Cuando los valencianos y valencianas decidieron que darse un baño en el mar era una elección decente aparecieron los primeros locales de restauración y las cabinas para cambiarse de ropa.

Una de las sendas que lleva hasta la playa Isabel Olmos

Lo que no dejaremos de ver durante nuestro tranquilo paseo por la Devesa del Saler es la flora típica del lugar: pinos, murta, zarzaparrilla, llentiscle y esparragueras, entre otras. Una flora que el paseante no puede dejar de disfrutar mientras recuerda como no, la lucha vecinal que provocó su protección. Ante la inminente destrucción del Saler como otros parajes de la costa valenciana con proyectos de urbanización de pisos a todo trapo, numerosas personas y colectivos se movilizaron para pedir, todavía bajo la dictadura, un Saler per al poble y la protección de este importantísimo ecosistema. Como escupidos enmedio de una biodiversidad de altísimo valor todavía permanecen algunos de los edificios que sí se llegaron a construir. 

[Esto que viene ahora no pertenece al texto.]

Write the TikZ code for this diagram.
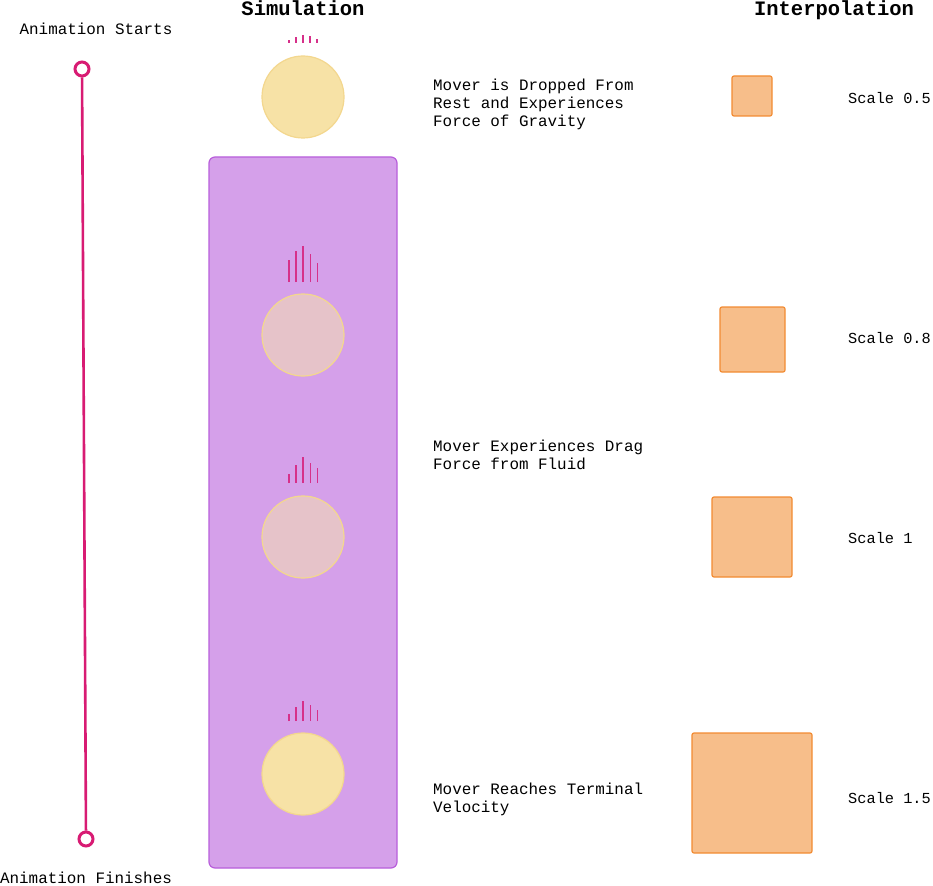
\documentclass[tikz,border=0pt]{standalone}
\usepackage{fontspec}
\setmonofont{Liberation Mono}
\definecolor{mag}{HTML}{D81B73}
\definecolor{tick}{HTML}{D6308A}
\definecolor{sun}{HTML}{F7E2A6}
\definecolor{sunline}{HTML}{F3D78E}
\definecolor{pinkish}{HTML}{E6C3C9}
\definecolor{purp}{HTML}{D5A0EA}
\definecolor{purpline}{HTML}{B85EDB}
\definecolor{sq}{HTML}{F7BE8A}
\definecolor{sqline}{HTML}{F28B32}
\begin{document}
\begin{tikzpicture}[x=1pt,y=-1pt,
  txt/.style={font=\ttfamily\fontsize{15.9}{18}\selectfont, inner sep=0pt, align=left},
  sctxt/.style={font=\ttfamily\fontsize{15.3}{18}\selectfont, inner sep=0pt, anchor=west},
  ttl/.style={font=\ttfamily\bfseries\fontsize{20.5}{22}\selectfont, inner sep=0pt},
  ball/.style={circle, minimum size=82pt, inner sep=0pt, line width=1.2pt},
  sqbox/.style={draw=sqline, fill=sq, line width=1.2pt, rounded corners=2pt, inner sep=0pt},
  tk/.style={draw=tick, line width=1.6pt},
  endpt/.style={circle, draw=mag, line width=3pt, fill=white, minimum size=14pt, inner sep=0pt}]
\useasboundingbox (0,0) rectangle (933,885);
% titles
\node[ttl, anchor=base] (tsim) at (303,16) {Simulation};
\node[ttl, anchor=base] (tint) at (834,16) {Interpolation};
% timeline
\node[endpt] (start) at (82,69) {};
\node[endpt] (finish) at (86,839) {};
\draw[mag, line width=2.6pt] (start) -- (finish);
\node[txt] (lstart) at (96,29) {Animation Starts};
\node[txt] (lfinish) at (86,878) {Animation Finishes};
% purple container
\node[draw=purpline, fill=purp, line width=1.2pt, rounded corners=6pt, minimum width=188pt, minimum height=711pt, inner sep=0pt] (fluid) at (303,512.5) {};
% balls
\node[ball, fill=sun, draw=sunline] (b1) at (303,97) {};
\node[ball, fill=pinkish, draw=sunline] (b2) at (303,335) {};
\node[ball, fill=pinkish, draw=sunline] (b3) at (303,537) {};
\node[ball, fill=sun, draw=sunline] (b4) at (303,774) {};
% ticks
\foreach \x/\t in {289/40,296/37,303/35,310/36,317/39} \draw[tk, line width=1.3pt] (\x,43) -- (\x,\t);
\foreach \x/\t in {289/260,296/251,303/246,310.5/254,317.5/263} \draw[tk] (\x,282) -- (\x,\t);
\foreach \x/\t in {289/474,296/465,303/457,310.5/463,317.5/468} \draw[tk] (\x,483) -- (\x,\t);
\foreach \x/\t in {289/714,296/707,303/701,310.5/705,317.5/710} \draw[tk] (\x,721) -- (\x,\t);
% descriptions
\node[txt, anchor=north west] (d1) at (433,79) {Mover is Dropped From\\Rest and Experiences\\Force of Gravity};
\node[txt, anchor=north west] (d2) at (433,440) {Mover Experiences Drag\\Force from Fluid};
\node[txt, anchor=north west] (d3) at (433,783) {Mover Reaches Terminal\\Velocity};
% squares
\node[sqbox, minimum size=40pt] (s1) at (752,96) {};
\node[sqbox, minimum size=65pt] (s2) at (752.5,339.5) {};
\node[sqbox, minimum size=80pt] (s3) at (752,537) {};
\node[sqbox, minimum size=120pt] (s4) at (752,793) {};
\node[sctxt] (l1) at (848,98) {Scale 0.5};
\node[sctxt] (l2) at (848,338) {Scale 0.8};
\node[sctxt] (l3) at (848,538) {Scale 1};
\node[sctxt] (l4) at (848,798) {Scale 1.5};
\end{tikzpicture}
\end{document}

Ante la inminente destrucción del Saler con proyectos de urbanización de pisos a todo trapo, numerosas personas y colectivos se movilizaron para proteger el ecosistema.

Sea como fuere, cuando vayan a esta pedanía o poble del sud de València recuerden siempre que además de chiringuitos y playas, en el Saler hay identidad, carácter, legado, tradición, memoria y mucha, mucha lucha. Quizás sea el compendio de todo lo que le convierte en un enclave tan especial.